#### Description of the task:
Everything in the listing except the pictures should be written out exactly.

#### Collected data:
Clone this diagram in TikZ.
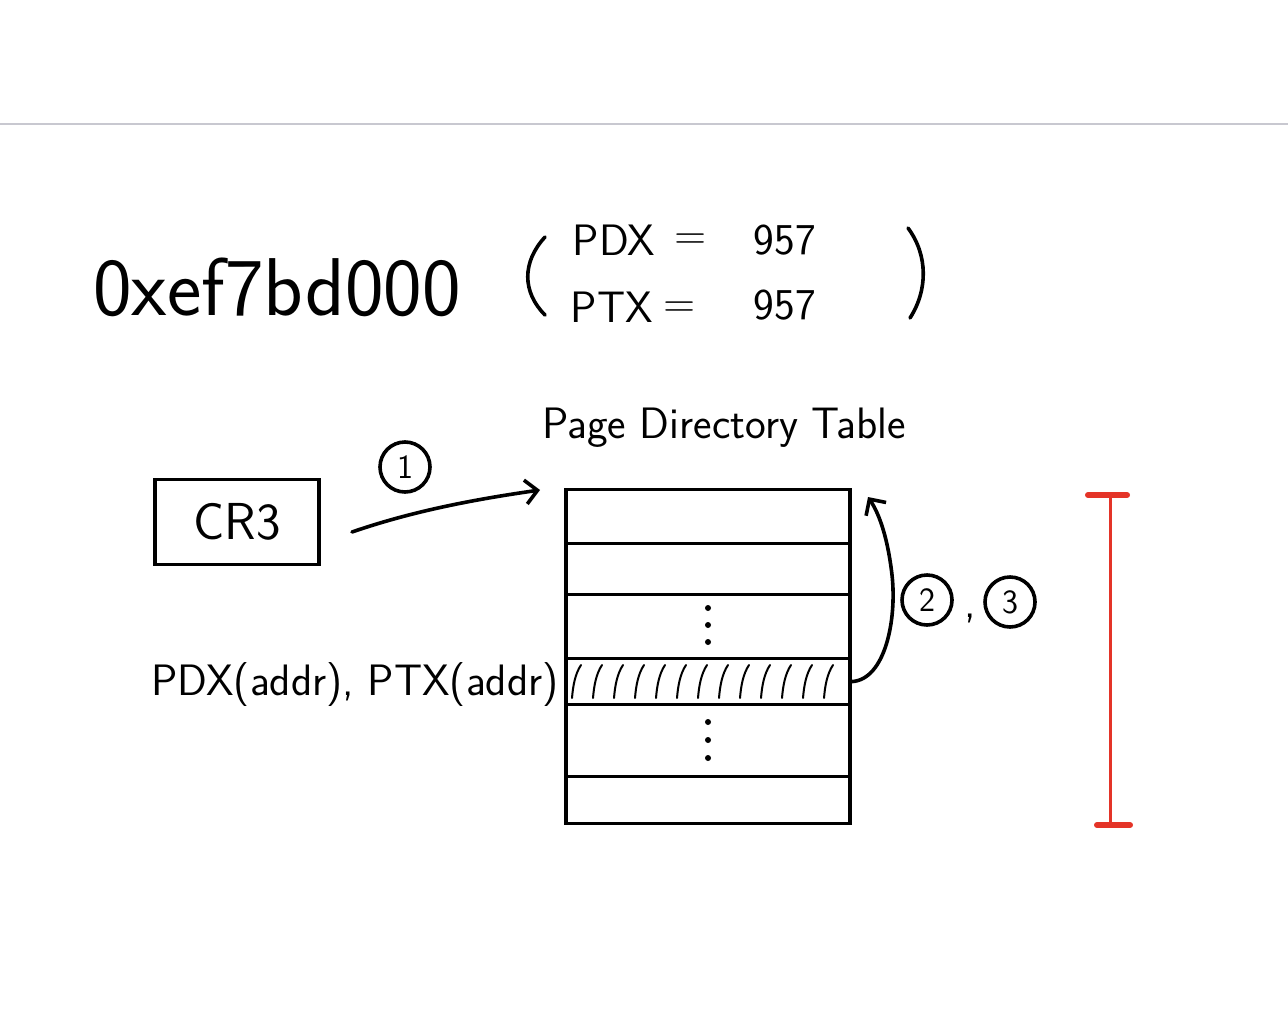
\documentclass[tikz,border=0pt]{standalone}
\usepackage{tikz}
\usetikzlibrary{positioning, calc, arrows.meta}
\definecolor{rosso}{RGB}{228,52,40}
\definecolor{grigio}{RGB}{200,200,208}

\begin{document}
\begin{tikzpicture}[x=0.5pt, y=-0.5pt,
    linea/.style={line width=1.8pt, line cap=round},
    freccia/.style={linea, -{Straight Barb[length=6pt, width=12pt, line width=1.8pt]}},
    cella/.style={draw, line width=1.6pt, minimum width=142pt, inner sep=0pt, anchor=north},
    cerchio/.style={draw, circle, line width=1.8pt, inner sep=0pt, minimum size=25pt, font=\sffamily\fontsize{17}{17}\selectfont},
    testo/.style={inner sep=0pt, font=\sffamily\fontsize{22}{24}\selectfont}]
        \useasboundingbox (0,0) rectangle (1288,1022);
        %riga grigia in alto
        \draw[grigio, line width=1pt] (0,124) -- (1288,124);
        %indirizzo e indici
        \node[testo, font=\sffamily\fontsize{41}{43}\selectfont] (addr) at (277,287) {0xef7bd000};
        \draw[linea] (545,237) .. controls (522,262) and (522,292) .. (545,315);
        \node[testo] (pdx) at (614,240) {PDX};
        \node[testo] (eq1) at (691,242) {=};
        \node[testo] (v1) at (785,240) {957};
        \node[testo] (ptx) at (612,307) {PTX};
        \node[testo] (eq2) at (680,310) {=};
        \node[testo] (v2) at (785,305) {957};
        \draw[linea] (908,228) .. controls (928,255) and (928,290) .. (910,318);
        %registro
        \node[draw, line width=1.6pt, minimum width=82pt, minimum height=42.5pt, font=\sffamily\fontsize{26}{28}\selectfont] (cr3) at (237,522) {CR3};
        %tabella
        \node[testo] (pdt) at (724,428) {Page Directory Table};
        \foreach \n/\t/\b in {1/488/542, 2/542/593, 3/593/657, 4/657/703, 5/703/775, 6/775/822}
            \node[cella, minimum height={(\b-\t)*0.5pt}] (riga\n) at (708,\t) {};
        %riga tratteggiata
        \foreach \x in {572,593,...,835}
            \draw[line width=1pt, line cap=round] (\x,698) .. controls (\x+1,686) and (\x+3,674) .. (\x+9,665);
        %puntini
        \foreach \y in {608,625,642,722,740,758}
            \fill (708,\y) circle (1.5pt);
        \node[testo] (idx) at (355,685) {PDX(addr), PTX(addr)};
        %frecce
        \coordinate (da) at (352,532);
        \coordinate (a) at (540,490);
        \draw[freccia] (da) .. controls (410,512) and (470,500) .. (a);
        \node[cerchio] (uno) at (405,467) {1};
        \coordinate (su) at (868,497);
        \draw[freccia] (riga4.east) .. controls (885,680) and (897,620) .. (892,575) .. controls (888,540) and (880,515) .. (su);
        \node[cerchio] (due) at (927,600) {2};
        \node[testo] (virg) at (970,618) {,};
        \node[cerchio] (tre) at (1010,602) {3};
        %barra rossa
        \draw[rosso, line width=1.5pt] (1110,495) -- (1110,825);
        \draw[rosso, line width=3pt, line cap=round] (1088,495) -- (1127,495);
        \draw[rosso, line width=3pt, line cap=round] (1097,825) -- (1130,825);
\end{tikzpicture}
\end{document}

#### Task answer:
Clone this diagram in TikZ.
\documentclass[tikz,border=0pt]{standalone}
\usepackage{tikz}
\usetikzlibrary{positioning, calc, arrows.meta}
\definecolor{rosso}{RGB}{228,52,40}
\definecolor{grigio}{RGB}{200,200,208}

\begin{document}
\begin{tikzpicture}[x=0.5pt, y=-0.5pt,
    linea/.style={line width=1.8pt, line cap=round},
    freccia/.style={linea, -{Straight Barb[length=6pt, width=12pt, line width=1.8pt]}},
    cella/.style={draw, line width=1.6pt, minimum width=142pt, inner sep=0pt, anchor=north},
    cerchio/.style={draw, circle, line width=1.8pt, inner sep=0pt, minimum size=25pt, font=\sffamily\fontsize{17}{17}\selectfont},
    testo/.style={inner sep=0pt, font=\sffamily\fontsize{22}{24}\selectfont}]
        \useasboundingbox (0,0) rectangle (1288,1022);
        %riga grigia in alto
        \draw[grigio, line width=1pt] (0,124) -- (1288,124);
        %indirizzo e indici
        \node[testo, font=\sffamily\fontsize{41}{43}\selectfont] (addr) at (277,287) {0xef7bd000};
        \draw[linea] (545,237) .. controls (522,262) and (522,292) .. (545,315);
        \node[testo] (pdx) at (614,240) {PDX};
        \node[testo] (eq1) at (691,242) {=};
        \node[testo] (v1) at (785,240) {957};
        \node[testo] (ptx) at (612,307) {PTX};
        \node[testo] (eq2) at (680,310) {=};
        \node[testo] (v2) at (785,305) {957};
        \draw[linea] (908,228) .. controls (928,255) and (928,290) .. (910,318);
        %registro
        \node[draw, line width=1.6pt, minimum width=82pt, minimum height=42.5pt, font=\sffamily\fontsize{26}{28}\selectfont] (cr3) at (237,522) {CR3};
        %tabella
        \node[testo] (pdt) at (724,428) {Page Directory Table};
        \foreach \n/\t/\b in {1/488/542, 2/542/593, 3/593/657, 4/657/703, 5/703/775, 6/775/822}
            \node[cella, minimum height={(\b-\t)*0.5pt}] (riga\n) at (708,\t) {};
        %riga tratteggiata
        \foreach \x in {572,593,...,835}
            \draw[line width=1pt, line cap=round] (\x,698) .. controls (\x+1,686) and (\x+3,674) .. (\x+9,665);
        %puntini
        \foreach \y in {608,625,642,722,740,758}
            \fill (708,\y) circle (1.5pt);
        \node[testo] (idx) at (355,685) {PDX(addr), PTX(addr)};
        %frecce
        \coordinate (da) at (352,532);
        \coordinate (a) at (540,490);
        \draw[freccia] (da) .. controls (410,512) and (470,500) .. (a);
        \node[cerchio] (uno) at (405,467) {1};
        \coordinate (su) at (868,497);
        \draw[freccia] (riga4.east) .. controls (885,680) and (897,620) .. (892,575) .. controls (888,540) and (880,515) .. (su);
        \node[cerchio] (due) at (927,600) {2};
        \node[testo] (virg) at (970,618) {,};
        \node[cerchio] (tre) at (1010,602) {3};
        %barra rossa
        \draw[rosso, line width=1.5pt] (1110,495) -- (1110,825);
        \draw[rosso, line width=3pt, line cap=round] (1088,495) -- (1127,495);
        \draw[rosso, line width=3pt, line cap=round] (1097,825) -- (1130,825);
\end{tikzpicture}
\end{document}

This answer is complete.